Italiani, popolo di risparmiatori. O almeno una volta, oggi non più. I risparmi degli italiani sono stati infatti bruciati dall’inflazione, dal rialzo dei tassi e da una perdita del potere d’acquisto che si è rivelata ancora più forte che in passato nei primi tre mesi del 2023.
Le famiglie e le imprese hanno eroso 50 miliardi di liquidità sui depositi da dicembre 2022 a marzo 2023: in sostanza i conti correnti sono molto più poveri di quanto non lo fossero tre mesi prima. In totale, “per il sistema di risparmiatori in soli tre mesi sono stati bruciati ben 89,5 miliardi di euro sui soli conti correnti”. I dati sono quelli rilasciati da Fabi, il sindacato del settore bancario, che lancia l’allarme sui risparmi degli italiani.
Fabi lancia l’allarme sui risparmi degli italiani: i dati mostrano l’effetto dell’inflazione sulle famiglie
In tre mesi, quindi, sono stati bruciati quasi 90 miliardi: pensiamo che nei dodici mesi precedenti erano stati 21,8, circa un quinto. A preoccupare la Fabi non sono tanto le imprese (potrebbe anche essere un segnale della ripresa degli investimenti), quanto le famiglie che non riescono più a risparmiare, anzi devono dar fondo ai propri salvadanai (bancari).
Già nel 2022 le cose erano cambiate, con risparmi quasi a zero nei primi cinque mesi e poi tassi di decrescita sempre maggiori nel secondo semestre. La situazione nel 2023 è ulteriormente peggiorata, a causa dell’inflazione e del rialzo dei tassi della Bce.
A fine 2022 sui depositi vincolati a medio-lungo termine dei risparmiatori c’erano 153 miliardi, in discesa di 2,4 miliardi (-1,6%) rispetto a fine 2021. Ma tra fine dicembre e inizio marzo le cose sono andate molto peggio, passando a 4,1 miliardi in meno (-2,6%). In pratica gli stipendi non bastano più per fronteggiare le spese e bisogna intaccare i risparmi.
I rischi per i conti delle famiglie e la soluzione: rinnovare subito i contratti e aumentare gli stipendi
Il segretario generale Fabi, Lando Maria Sileoni, spiega che “l’inflazione è la più ingiusta delle tasse, perché colpisce soprattutto chi ha redditi bassi e ha pochi risparmi. Il rischio, insomma, è quello di vedere aumentare le disuguaglianze sociali. Il potere d’acquisto degli stipendi, purtroppo, è tornato indietro di 25 anni”.
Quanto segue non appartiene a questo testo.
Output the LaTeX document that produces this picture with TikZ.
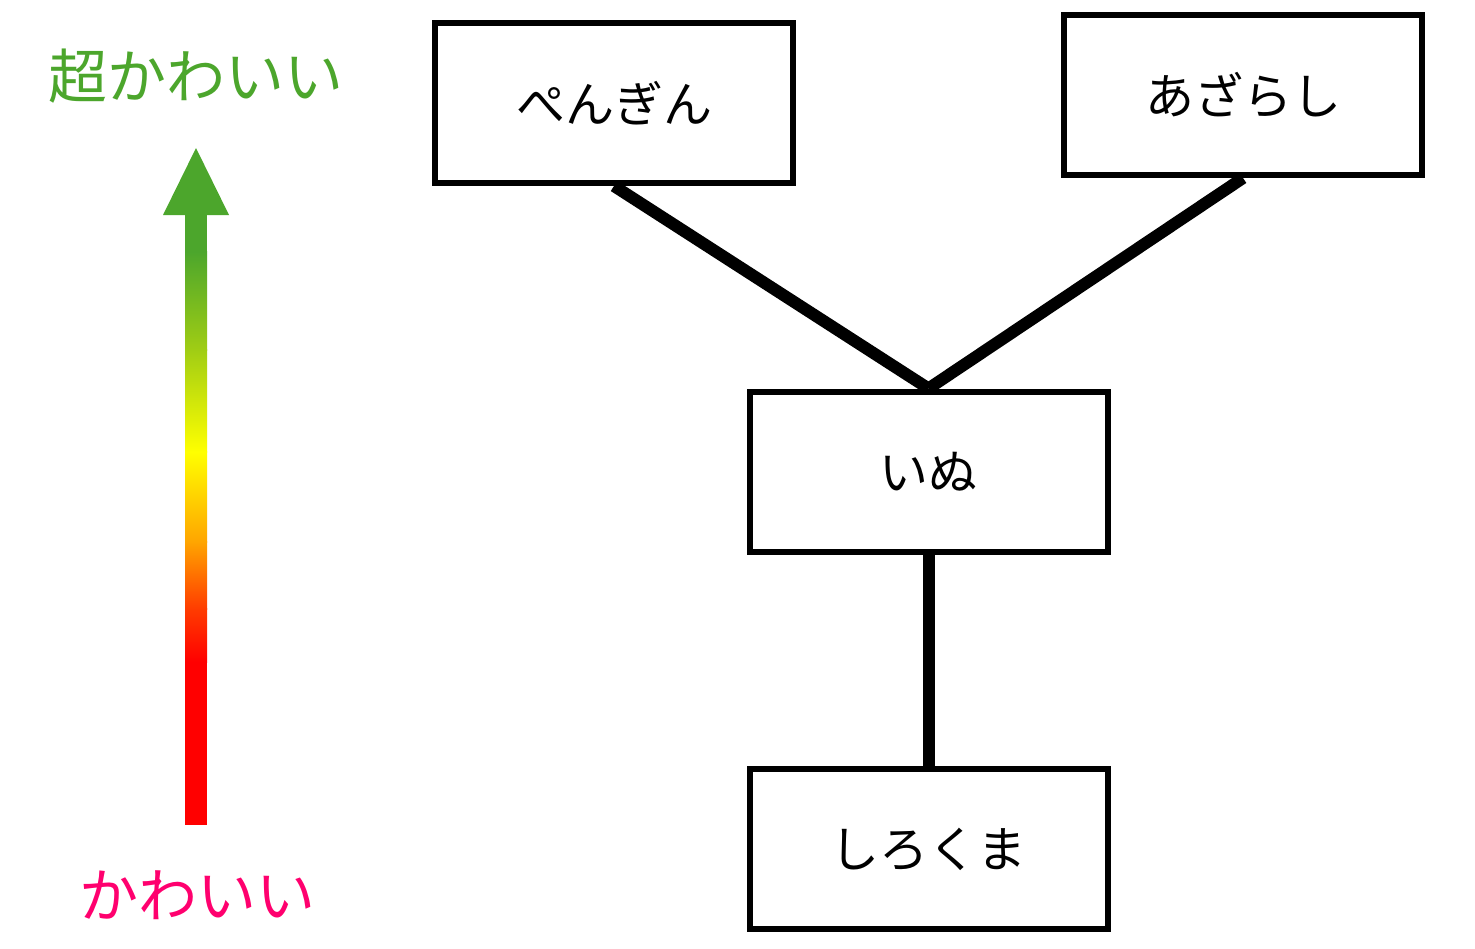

Per questo individua anche la possibile soluzione, l’unica, contro la perdita del potere d’acquisto delle famiglie: rinnovare i contratti collettivi con aumenti di stipendio consistenti. Perché, come ricorda Sileoni, chi liquidità sul conto corrente è maggiormente colpito perché i suoi soldi valgono meno e la soluzione non può essere di certo prelevarli perché quelli dello stipendio non sono più sufficienti per arrivare a fine mese.
Secondo il segretario generale della Fabi, inoltre, è “fondamentale che le banche, che hanno beneficiato dell’aumento del costo del denaro, adesso restituiscano alla clientela una parte di quei benefici alzando i tassi d’interesse sui conti correnti”. Bisogna, in sostanza, fare in modo che gli italiani possano tornare a mettere da parte qualcosa dei loro stipendi, diversamente da quanto sta avvenendo con l’inflazione e il caro-vita.